▶ _TO DO_
Below are some records; work out how many of their lines contain "diagram" and give the number only.
# RECORDS FOR THIS EXERCISE start
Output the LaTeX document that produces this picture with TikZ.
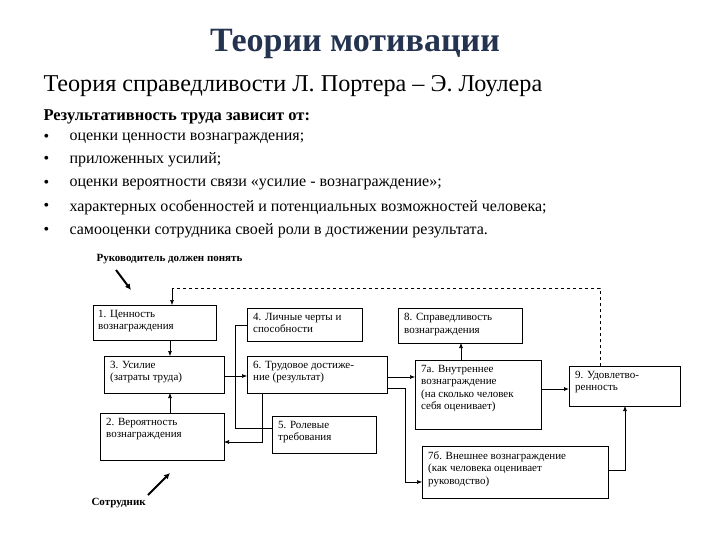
\documentclass[tikz,border=0pt]{standalone}
\usepackage{fontspec}
\setmainfont{Liberation Serif}
\usetikzlibrary{arrows.meta}
\definecolor{titlec}{HTML}{243450}
\begin{document}
\begin{tikzpicture}[x=1pt,y=-1pt,
 bx/.style={draw,semithick,rectangle},
 bt/.style={font=\fontsize{11}{12.5}\selectfont,anchor=north west,align=left,inner sep=0},
 ar/.style={-{Latex[length=5pt,width=4pt]}},
 conn/.style={semithick}]
\useasboundingbox (0,0) rectangle (720,540);
\node[font=\fontsize{34}{38}\bfseries\selectfont,text=titlec] (title) at (355,44) {Теории мотивации};
\node[font=\fontsize{24.2}{27}\selectfont,anchor=west] (sub) at (40,86) {Теория справедливости Л. Портера – Э. Лоулера};
\node[font=\fontsize{16.5}{18}\bfseries\selectfont,anchor=west] (res) at (40,117) {Результативность труда зависит от:};
\foreach \y/\t [count=\i] in {138/оценки ценности вознаграждения;,160/приложенных усилий;,184/оценки вероятности связи «усилие - вознаграждение»;,207/характерных особенностей и потенциальных возможностей человека;,231/самооценки сотрудника своей роли в достижении результата.}{
 \node[font=\fontsize{16}{18}\selectfont,anchor=west] (b\i) at (40,\y) {•};
 \node[font=\fontsize{16}{18}\selectfont,anchor=west] (l\i) at (66,\y) {\t};}
\draw[bx] (93,305) rectangle (216,340); \node[bt] (n1) at (98,310) {1. Ценность\\вознаграждения};
\draw[bx] (104,356) rectangle (224,393); \node[bt] (n3) at (110,361) {3. Усилие\\(затраты труда)};
\draw[bx] (100,413) rectangle (224,460); \node[bt] (n2) at (106,418) {2. Вероятность\\вознаграждения};
\draw[bx] (247,308) rectangle (362,341); \node[bt] (n4) at (253,313) {4. Личные черты и\\способности};
\draw[bx] (247,356) rectangle (387,393); \node[bt] (n6) at (253,361) {6. Трудовое достиже-\\ние (результат)};
\draw[bx] (272,416) rectangle (376,453); \node[bt] (n5) at (278,421) {5. Ролевые\\требования};
\draw[bx] (398,308) rectangle (522,343); \node[bt] (n8) at (404,313) {8. Справедливость\\вознаграждения};
\draw[bx] (415,360) rectangle (541,429); \node[bt] (n7a) at (421,365) {7а. Внутреннее\\вознаграждение\\(на сколько человек\\себя оценивает)};
\draw[bx] (422,446) rectangle (608,498); \node[bt] (n7b) at (428,451) {7б. Внешнее вознаграждение\\(как человека оценивает\\руководство)};
\draw[bx] (569,366) rectangle (680,406); \node[bt] (n9) at (575,371) {9. Удовлетво-\\ренность};
% connectors
\draw[conn,dashed] (600,366) -- (600,288) -- (172,288);
\draw[conn,ar] (172,288) -- (172,305);
\draw[conn,ar] (170,340) -- (170,356);
\draw[conn,ar] (170,413) -- (170,393);
\draw[conn] (247,325) -- (235,325) -- (235,428) -- (272,428);
\draw[conn,ar] (224,376) -- (247,376);
\draw[conn,ar] (262,393) -- (262,442) -- (224,442);
\draw[conn,ar] (387,377) -- (415,377);
\draw[conn,ar] (387,388) -- (405,388) -- (405,482) -- (422,482);
\draw[conn,ar] (461,360) -- (461,343);
\draw[thick,ar] (541,389) -- (569,389);
\draw[conn,ar] (608,470) -- (625,470) -- (625,406);
\node[font=\fontsize{11}{12}\bfseries\selectfont,anchor=west] (ruk) at (93,259) {Руководитель должен понять};
\node[font=\fontsize{11}{12}\bfseries\selectfont,anchor=west] (sotr) at (88,503) {Сотрудник};
\draw[line width=2pt,-{Latex[length=6pt,width=6pt]}] (116,270) -- (131,290);
\draw[line width=2pt,-{Latex[length=6pt,width=6pt]}] (148,495) -- (170,473);
\end{tikzpicture}
\end{document}
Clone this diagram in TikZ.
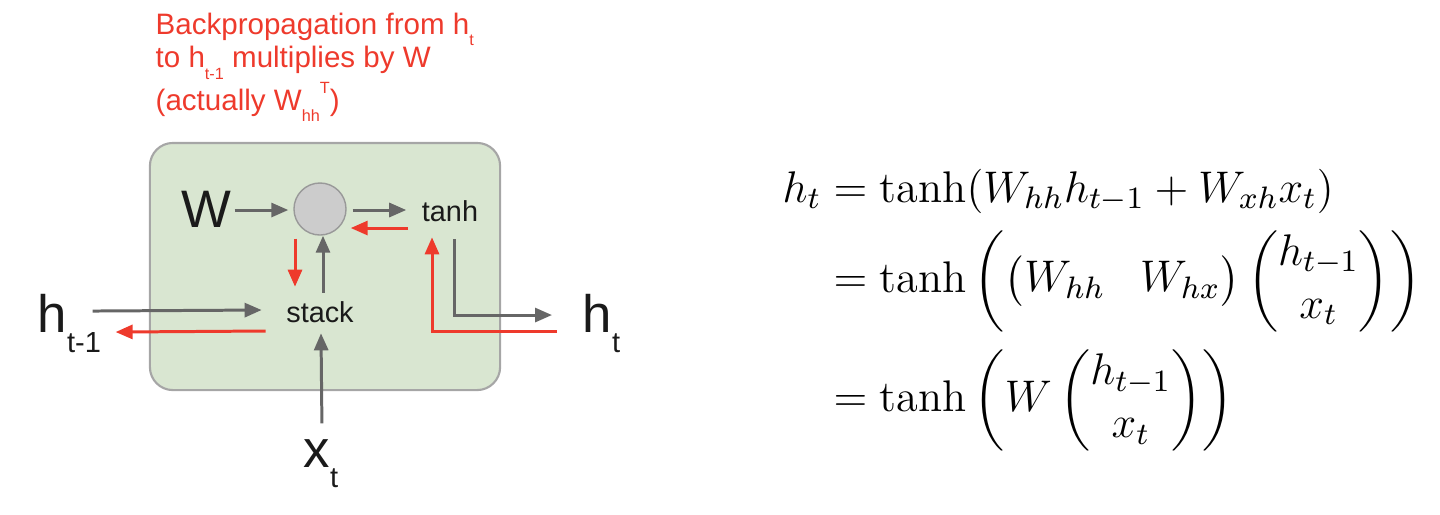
\RequirePackage{fix-cm}
\documentclass[tikz,border=0pt]{standalone}
\usepackage{amsmath}
\usepackage{fontspec}
\newfontfamily\arial{Liberation Sans}
\usetikzlibrary{arrows.meta}
\definecolor{ink}{HTML}{1A1A1A}
\definecolor{arrgray}{HTML}{666666}
\definecolor{bpred}{HTML}{EE3A2C}
\definecolor{cellgreen}{HTML}{D9E6D1}
\newcommand{\lo}[1]{\raisebox{-0.38em}{\scalebox{0.55}{#1}}}
\newcommand{\hi}[1]{\raisebox{0.55em}{\scalebox{0.55}{#1}}}

\begin{document}
\begin{tikzpicture}[
  x=0.01cm, y=-0.01cm,
  >={Triangle[length=1.7mm, width=1.4mm]},
  cell/.style={draw=gray!70, line width=0.6pt, fill=cellgreen, rounded corners=2.3mm},
  big/.style={font={\arial\fontsize{15}{18}\selectfont}, text=ink, inner sep=0pt},
  op/.style={font={\arial\fontsize{8.2}{10}\selectfont}, text=ink, inner sep=0pt},
  dot/.style={circle, draw=gray!80, fill=gray!40, minimum size=5.2mm, inner sep=0pt},
  note/.style={font={\arial\fontsize{8.4}{9.6}\selectfont}, text=bpred, align=left, inner sep=0pt},
  garr/.style={->, draw=arrgray, line width=0.85pt},
  rarr/.style={->, draw=bpred, line width=0.85pt}
]
\useasboundingbox (0,0) rectangle (1440,514);

\node[cell, minimum width=3.5cm, minimum height=2.47cm] (cell) at (325,266.5) {};
\node[note, anchor=north west] (note) at (155,12)
  {Backpropagation from h\lo{t}\\
   to h\lo{t-1} multiplies by W\\
   (actually W\lo{hh}\hi{T})};

\node[dot] (mul) at (320,209) {};
\node[big] (W) at (206,209) {W};
\node[op] (tanh) at (450,211) {tanh};
\node[op] (stack) at (320,312) {stack};
\node[big, anchor=base west] (hprev) at (37,332) {h\lo{t-1}};
\node[big, anchor=base west] (ht) at (582,332) {h\lo{t}};
\node[big, anchor=base west] (xt) at (303,467) {x\lo{t}};

% forward pass
\draw[garr] ([shift={(3,1)}]W.east) -- ([shift={(-5,1)}]mul.west);
\draw[garr] ([shift={(6,1)}]mul.east) -- ([shift={(-15,-1)}]tanh.west);
\draw[garr] ([shift={(3,-8)}]stack.north) -- ([shift={(3,0)}]mul.south);
\draw[garr] ([shift={(-9,-12)}]hprev.east) -- ([shift={(-24,-2)}]stack.west);
\draw[garr] ([shift={(1,-15)}]xt.north) -- ([shift={(1,10)}]stack.south);
\draw[garr] ([shift={(4,17)}]tanh.south) |- ([shift={(-30,-8)}]ht.west);

% backward pass
\draw[rarr] ([shift={(-25,8)}]ht.west) -| ([shift={(-18,15)}]tanh.south);
\draw[rarr] ([shift={(-13,17)}]tanh.west) -- ([shift={(4,19)}]mul.east);
\draw[rarr] ([shift={(-25,3)}]mul.south) -- ([shift={(-25,-14)}]stack.north);
\draw[rarr] ([shift={(-20,19)}]stack.west) -- ([shift={(14,9)}]hprev.east);

\node[anchor=base west, inner sep=0pt, font=\fontsize{12.6}{15}\selectfont] (eq) at (782,202)
  {$\begin{aligned}[t]
    h_t &= \tanh(W_{hh}h_{t-1} + W_{xh}x_t)\\[-1pt]
        &= \tanh\left(\begin{pmatrix}W_{hh} & W_{hx}\end{pmatrix}
           \begin{pmatrix}h_{t-1}\\ x_t\end{pmatrix}\right)\\
        &= \tanh\left(W\begin{pmatrix}h_{t-1}\\ x_t\end{pmatrix}\right)
  \end{aligned}$};
\end{tikzpicture}
\end{document}
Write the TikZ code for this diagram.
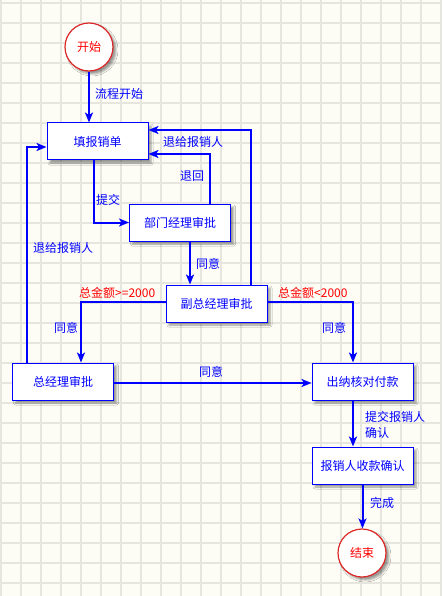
\documentclass[tikz,border=0pt]{standalone}
\usepackage{fontspec}
\setmainfont{Noto Sans CJK SC}
\usetikzlibrary{arrows.meta,shadows.blur}
\definecolor{flowblue}{RGB}{0,0,255}
\definecolor{paper}{RGB}{253,253,246}
\definecolor{gridgray}{RGB}{230,230,222}
\definecolor{ringred}{RGB}{220,40,40}

\begin{document}
\begin{tikzpicture}[x=1pt,y=-1pt]
		\tikzstyle{es} = [-{Stealth[length=10pt,width=8pt,inset=2.5pt]}, draw=flowblue, line width=2pt]
		\tikzstyle{box} = [draw=flowblue, fill=white, line width=1pt, minimum width=101pt, minimum height=37pt, text=flowblue, font=\fontsize{12}{14}\selectfont, blur shadow={shadow xshift=3pt, shadow yshift=-3pt, shadow blur radius=2pt, shadow opacity=40}]
		\tikzstyle{terminal} = [circle, draw=ringred, fill=white, line width=1.2pt, minimum size=48pt, inner sep=0, text=red, font=\fontsize{12}{14}\selectfont, blur shadow={shadow xshift=3pt, shadow yshift=-3pt, shadow blur radius=2pt, shadow opacity=40}]
		\tikzstyle{lbl} = [text=flowblue, anchor=west, inner sep=0, font=\fontsize{12}{14}\selectfont]
		\tikzstyle{cond} = [text=red, anchor=west, inner sep=0, font=\fontsize{12}{14}\selectfont]
		% paper with grid
		\fill [paper] (0,0) rectangle (442,596);
		\useasboundingbox (0,0) rectangle (442,596);
		\foreach \i in {0,...,22} \draw [gridgray, line width=1.5pt] (1+20*\i,0) -- (1+20*\i,596);
		\foreach \j in {0,...,29} \draw [gridgray, line width=1.5pt] (0,3+20*\j) -- (442,3+20*\j);
		% nodes
		\node [terminal] (start) at (89,47) {开始};
		\node [box] (fill) at (97.5,141.5) {填报销单};
		\node [box] (dept) at (180,222.5) {部门经理审批};
		\node [box] (vice) at (216.5,303.5) {副总经理审批};
		\node [box] (gm) at (63,381.5) {总经理审批};
		\node [box] (cashier) at (362.5,381.5) {出纳核对付款};
		\node [box] (confirm) at (362.5,465.5) {报销人收款确认};
		\node [terminal] (end) at (362,553) {结束};
		% connectors
		\draw [es] (start.south) -- (start.south |- fill.north);
		\draw [es] ([xshift=-3.5pt]fill.south) |- (dept.west);
		\draw [es] ([xshift=30pt]dept.north) |- ([yshift=-12.5pt]fill.east);
		\draw [es] ([xshift=34.5pt]vice.north) |- ([yshift=11.5pt]fill.east);
		\draw [es] ([xshift=10pt]dept.south) -- ([xshift=10pt]dept.south |- vice.north);
		\draw [es] ([yshift=1.5pt]vice.west) -| ([xshift=18pt]gm.north);
		\draw [es] ([yshift=1.5pt]vice.east) -| ([xshift=-9.5pt]cashier.north);
		\draw [es] ([yshift=-1.5pt]gm.east) -- ([yshift=-1.5pt]cashier.west);
		\draw [es] ([xshift=-36pt]gm.north) |- ([yshift=-5.5pt]fill.west);
		\draw [es] ([xshift=-9.5pt]cashier.south) -- ([xshift=-9.5pt]confirm.north);
		\draw [es] (confirm.south) -- (confirm.south |- end.north);
		% labels
		\node [lbl] (lstart) at (95,94) {流程开始};
		\node [lbl] (lsubmit) at (96,200) {提交};
		\node [lbl] (lback) at (180,176) {退回};
		\node [lbl] (lagree1) at (196,264) {同意};
		\node [lbl] (lreturn1) at (163,142) {退给报销人};
		\node [cond] (lhigh) at (79,293) {总金额>=2000};
		\node [cond] (llow) at (278,293) {总金额<2000};
		\node [lbl] (lagree2) at (54,328) {同意};
		\node [lbl] (lagree3) at (322,328) {同意};
		\node [lbl] (lagree4) at (199,372) {同意};
		\node [lbl] (lreturn2) at (33,248) {退给报销人};
		\node [lbl, align=left, font=\fontsize{12}{16}\selectfont] (lpass) at (365,425) {提交报销人\\确认};
		\node [lbl] (ldone) at (370,503) {完成};
		\end{tikzpicture}
\end{document}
# RECORDS FOR THIS EXERCISE end
▶ _SOLUTION FOR THIS EXERCISE_
2